[DIRECTION]
Retype the data exactly, from its first line to the line containing "const limitLevels = [74, 54];", including both, and skip any picture.

[RECORD EXCERPTS]
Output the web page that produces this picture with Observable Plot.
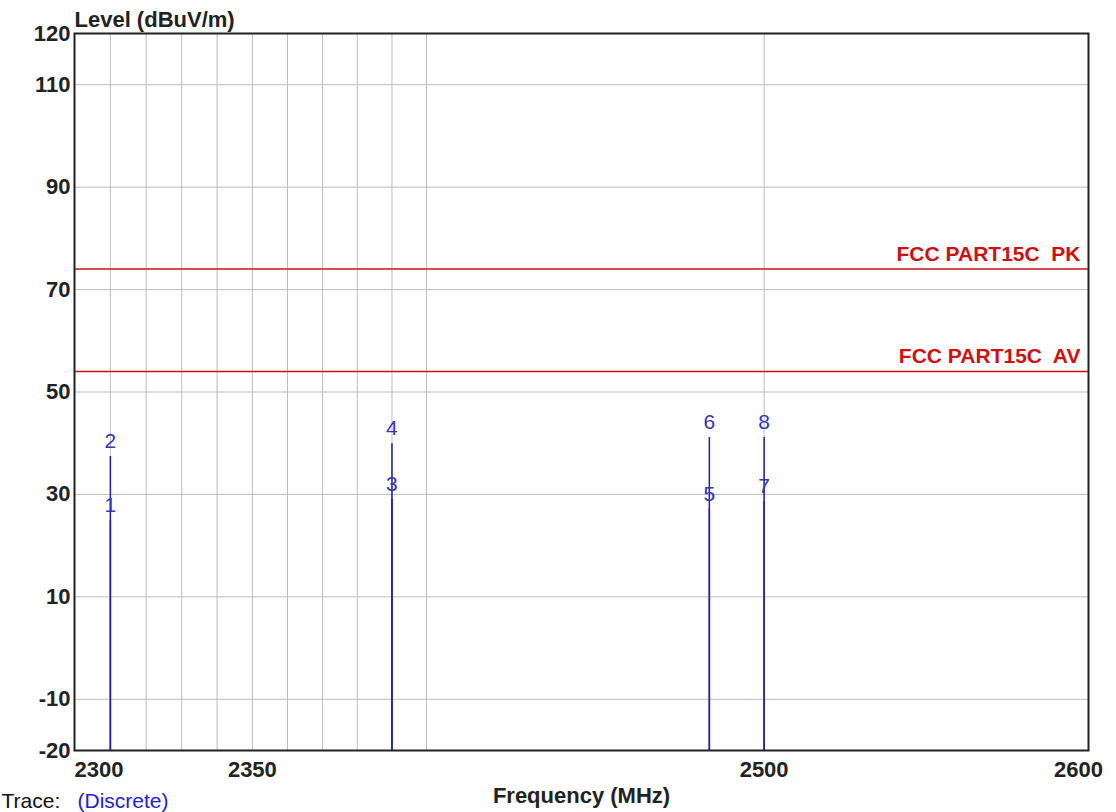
<!DOCTYPE html>
<html>
<head>
<meta charset="utf-8">
<script src="https://cdn.jsdelivr.net/npm/d3@7"></script>
<script src="https://cdn.jsdelivr.net/npm/@observablehq/plot@0.6"></script>
<style>
  html, body { margin: 0; padding: 0; background: #fff; overflow: hidden; }
  svg text { white-space: pre; }
</style>
</head>
<body>
<div id="chart"></div>
<script>
// ---- data ----
const markerIds = ["1", "2", "3", "4", "5", "6", "7", "8"];
const markerFreqs = [2310, 2310, 2390, 2390, 2483.5, 2483.5, 2500, 2500];
const markerLevels = [24.9, 37.4, 29.0, 39.9, 27.2, 41.1, 28.6, 41.1];

const limitNames = ["FCC PART15C  PK", "FCC PART15C  AV"];
const limitLevels = [74, 54];

const xTickLabels = [2300, 2350, 2500, 2600];
const xGrid = [2310, 2320, 2330, 2340, 2350, 2360, 2370, 2380, 2390, 2400, 2500];
const yTicks = [120, 110, 90, 70, 50, 30, 10, -10, -20];
const yGrid = [110, 90, 70, 50, 30, 10, -10];

const markers = markerIds.map((id, i) => ({id, freq: markerFreqs[i], level: markerLevels[i]}));
const limits = limitNames.map((name, i) => ({name, level: limitLevels[i]}));

const font = "'Liberation Sans', Arial, sans-serif";
const blue = "#3535b5";
const red = "#cc1111";
const ink = "#222";
const tickStyle = {frameAnchor: "bottom", lineAnchor: "middle", dy: 19, fontSize: 22, fontWeight: "bold", fill: ink};

const chart = Plot.plot({
  width: 1116,
  height: 812,
  marginTop: 33,
  marginLeft: 74,
  marginRight: 28,
  marginBottom: 62,
  style: {fontFamily: font, background: "#fff", overflow: "visible"},
  x: {type: "log", domain: [2300, 2600], axis: null},
  y: {domain: [-20, 120], axis: null},
  marks: [
    Plot.ruleX(xGrid, {x: d => d, stroke: "#bdbdbd", strokeWidth: 1}),
    Plot.ruleY(yGrid, {y: d => d, stroke: "#bdbdbd", strokeWidth: 1}),
    Plot.ruleY(limits, {y: "level", stroke: red, strokeWidth: 1.5}),
    Plot.text(limits, {y: "level", text: "name", frameAnchor: "right", textAnchor: "end",
      lineAnchor: "middle", dx: -8, dy: -15, fill: red, fontSize: 21, fontWeight: "bold"}),
    Plot.ruleX(markers, {x: "freq", y1: -20, y2: "level", stroke: "#22229a", strokeWidth: 1.5}),
    Plot.text(markers, {x: "freq", y: "level", text: "id", dy: -15, fill: blue, fontSize: 21}),
    Plot.frame({stroke: ink, strokeWidth: 2}),
    // y axis
    Plot.axisY(yTicks, {tickSize: 0, tickPadding: 4, fontSize: 22, fontWeight: "bold", fill: ink,
      label: null, tickFormat: d => String(d)}),
    // x tick labels
    Plot.text(xTickLabels.filter(d => d === xTickLabels[0]), {x: d => d, text: d => String(d),
      textAnchor: "start", ...tickStyle}),
    Plot.text(xTickLabels.slice(1, -1), {x: d => d, text: d => String(d), ...tickStyle}),
    Plot.text(xTickLabels.slice(-1), {x: d => d, text: d => String(d), dx: -10, ...tickStyle}),
    // axis titles
    Plot.text(["Level (dBuV/m)"], {frameAnchor: "top-left", textAnchor: "start", lineAnchor: "middle",
      dy: -14, fontSize: 22, fontWeight: "bold", fill: ink}),
    Plot.text(["Frequency (MHz)"], {frameAnchor: "bottom", lineAnchor: "middle", dy: 45,
      fontSize: 22, fontWeight: "bold", fill: ink}),
    Plot.text(["Trace:"], {frameAnchor: "bottom-left", textAnchor: "start", lineAnchor: "middle",
      dx: -73, dy: 51, fontSize: 21, fill: "#111"}),
    Plot.text(["(Discrete)"], {frameAnchor: "bottom-left", textAnchor: "start", lineAnchor: "middle",
      dx: 3, dy: 51, fontSize: 21, fill: "#2222cc"})
  ]
});
document.getElementById("chart").appendChild(chart);
</script>
</body>
</html>
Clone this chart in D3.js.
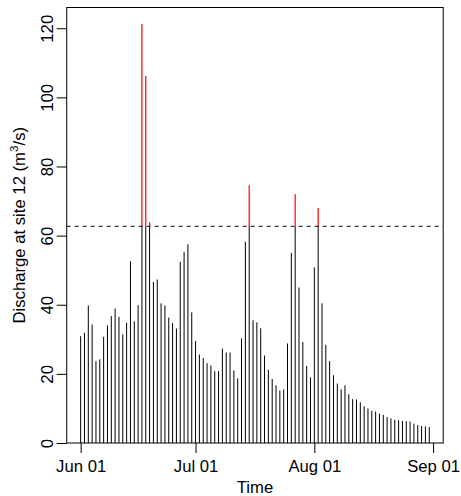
<!DOCTYPE html>
<html>
<head>
<meta charset="utf-8">
<script src="https://cdn.jsdelivr.net/npm/d3@7"></script>
<style>
  html, body { margin: 0; padding: 0; background: #fff; }
  text { font-family: "Liberation Sans", Arial, sans-serif; fill: #000; }
</style>
</head>
<body>
<svg id="chart" width="461" height="496"></svg>
<script>
// Daily discharge Jun 01 .. Aug 31
const startDate = "2000-06-01";
const juneValues = [30.9, 31.9, 39.8, 34.3, 23.7, 24.2, 30.7, 34.0, 36.7, 38.9,
                    36.5, 31.4, 34.8, 52.6, 35.2, 39.9, 121.2, 106.2, 63.9, 46.6,
                    47.3, 40.4, 39.8, 36.3, 34.7, 33.1, 52.4, 55.3, 57.5, 37.8];
const julyValues = [29.5, 25.6, 24.6, 23.1, 22.4, 20.8, 20.8, 27.3, 26.2, 26.2,
                    21.0, 18.7, 30.3, 58.2, 74.6, 35.5, 34.9, 33.2, 25.3, 21.2,
                    18.5, 16.7, 15.2, 15.5, 28.8, 55.0, 72.0, 45.0, 29.2, 22.3, 19.0];
const augustValues = [50.8, 68.0, 40.4, 28.4, 23.7, 19.6, 17.2, 15.5, 16.7, 14.1,
                      12.7, 12.6, 11.8, 10.6, 10.0, 9.3, 9.1, 8.5, 8.1, 7.5,
                      7.1, 6.7, 6.6, 6.4, 6.3, 6.2, 5.6, 5.2, 4.9, 4.8, 4.6];
const threshold = 62.7;
const yTicks = [0, 20, 40, 60, 80, 100, 120];
const xTickDates = ["2000-06-01", "2000-07-01", "2000-08-01", "2000-09-01"];
const xTickLabels = ["Jun 01", "Jul 01", "Aug 01", "Sep 01"];
const yMax = 126;

(function () {
const parse = d3.utcParse("%Y-%m-%d");
const values = juneValues.concat(julyValues, augustValues);
const t0 = parse(startDate);
const data = values.map((v, i) => ({ date: d3.utcDay.offset(t0, i), value: v }));

const svg = d3.select("#chart");
svg.append("rect").attr("width", 461).attr("height", 496).attr("fill", "#fff");

const pL = 66.7, pR = 443.2, pT = 7.5, pB = 443;
const dMin = data[0].date, dMax = data[data.length - 1].date;
const pad = 0.04 * (dMax - dMin);
const x = d3.scaleUtc()
  .domain([new Date(+dMin - pad), new Date(+dMax + pad)])
  .range([pL, pR]);
const y = d3.scaleLinear().domain([0, yMax]).range([pB, pT]);

// bars (type = "h")
const g = svg.append("g");
g.selectAll("line.bar").data(data).join("line")
  .attr("class", "bar")
  .attr("x1", d => x(d.date)).attr("x2", d => x(d.date))
  .attr("y1", y(0)).attr("y2", d => y(Math.min(d.value, threshold)))
  .attr("stroke", "#000").attr("stroke-width", 1);
g.selectAll("line.exceed").data(data.filter(d => d.value > threshold)).join("line")
  .attr("class", "exceed")
  .attr("x1", d => x(d.date)).attr("x2", d => x(d.date))
  .attr("y1", y(threshold)).attr("y2", d => y(d.value))
  .attr("stroke", "#ff0000").attr("stroke-width", 1.2);

// threshold
svg.append("line")
  .attr("x1", pL).attr("x2", pR)
  .attr("y1", y(threshold)).attr("y2", y(threshold))
  .attr("stroke", "#000").attr("stroke-width", 1)
  .attr("stroke-dasharray", "4,4");

// box
svg.append("rect")
  .attr("x", pL).attr("y", pT)
  .attr("width", pR - pL).attr("height", pB - pT)
  .attr("fill", "none").attr("stroke", "#000").attr("stroke-width", 1);

// x axis
const xAxis = d3.axisBottom(x)
  .tickValues(xTickDates.map(parse))
  .tickFormat((d, i) => xTickLabels[i])
  .tickSize(10).tickPadding(4);
const gx = svg.append("g").attr("transform", `translate(0,${pB})`).call(xAxis);
gx.select(".domain").remove();
gx.selectAll("line").attr("stroke", "#000");
gx.selectAll("text").attr("font-size", 16.7).attr("fill", "#000")
  .attr("font-family", "Liberation Sans, Arial, sans-serif")
  .attr("dy", null).attr("y", 28.5);

// y axis
const yAxis = d3.axisLeft(y).tickValues(yTicks).tickSize(10).tickFormat(d3.format("d"));
const gy = svg.append("g").attr("transform", `translate(${pL},0)`).call(yAxis);
gy.select(".domain").remove();
gy.selectAll("line").attr("stroke", "#000");
gy.selectAll("text")
  .attr("font-size", 16.7).attr("fill", "#000")
  .attr("font-family", "Liberation Sans, Arial, sans-serif")
  .attr("x", null).attr("dy", null)
  .attr("text-anchor", "middle")
  .attr("transform", "translate(-14,0) rotate(-90)");

// axis titles
svg.append("text")
  .attr("x", (pL + pR) / 2).attr("y", 493)
  .attr("text-anchor", "middle").attr("font-size", 16.7)
  .text("Time");

const yl = svg.append("text")
  .attr("transform", `translate(24.7,${(pT + pB) / 2}) rotate(-90)`)
  .attr("text-anchor", "middle").attr("font-size", 16.7);
yl.append("tspan").text("Discharge at site 12 (m");
yl.append("tspan").attr("font-size", 11.7).attr("dy", -7).text("3");
yl.append("tspan").attr("dy", 7).text("/s)");
})();
</script>
</body>
</html>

[RESULT OF THIS EXERCISE]
Output the web page that produces this picture with Observable Plot.
<!DOCTYPE html>
<html>
<head>
<meta charset="utf-8">
<script src="https://cdn.jsdelivr.net/npm/d3@7"></script>
<script src="https://cdn.jsdelivr.net/npm/@observablehq/plot@0.6"></script>
<style>
  html, body { margin: 0; padding: 0; background: #fff; overflow: hidden; }
  svg text { white-space: pre; }
</style>
</head>
<body>
<div id="chart"></div>
<script>
// ---- data ----
const markerIds = ["1", "2", "3", "4", "5", "6", "7", "8"];
const markerFreqs = [2310, 2310, 2390, 2390, 2483.5, 2483.5, 2500, 2500];
const markerLevels = [24.9, 37.4, 29.0, 39.9, 27.2, 41.1, 28.6, 41.1];

const limitNames = ["FCC PART15C  PK", "FCC PART15C  AV"];
const limitLevels = [74, 54];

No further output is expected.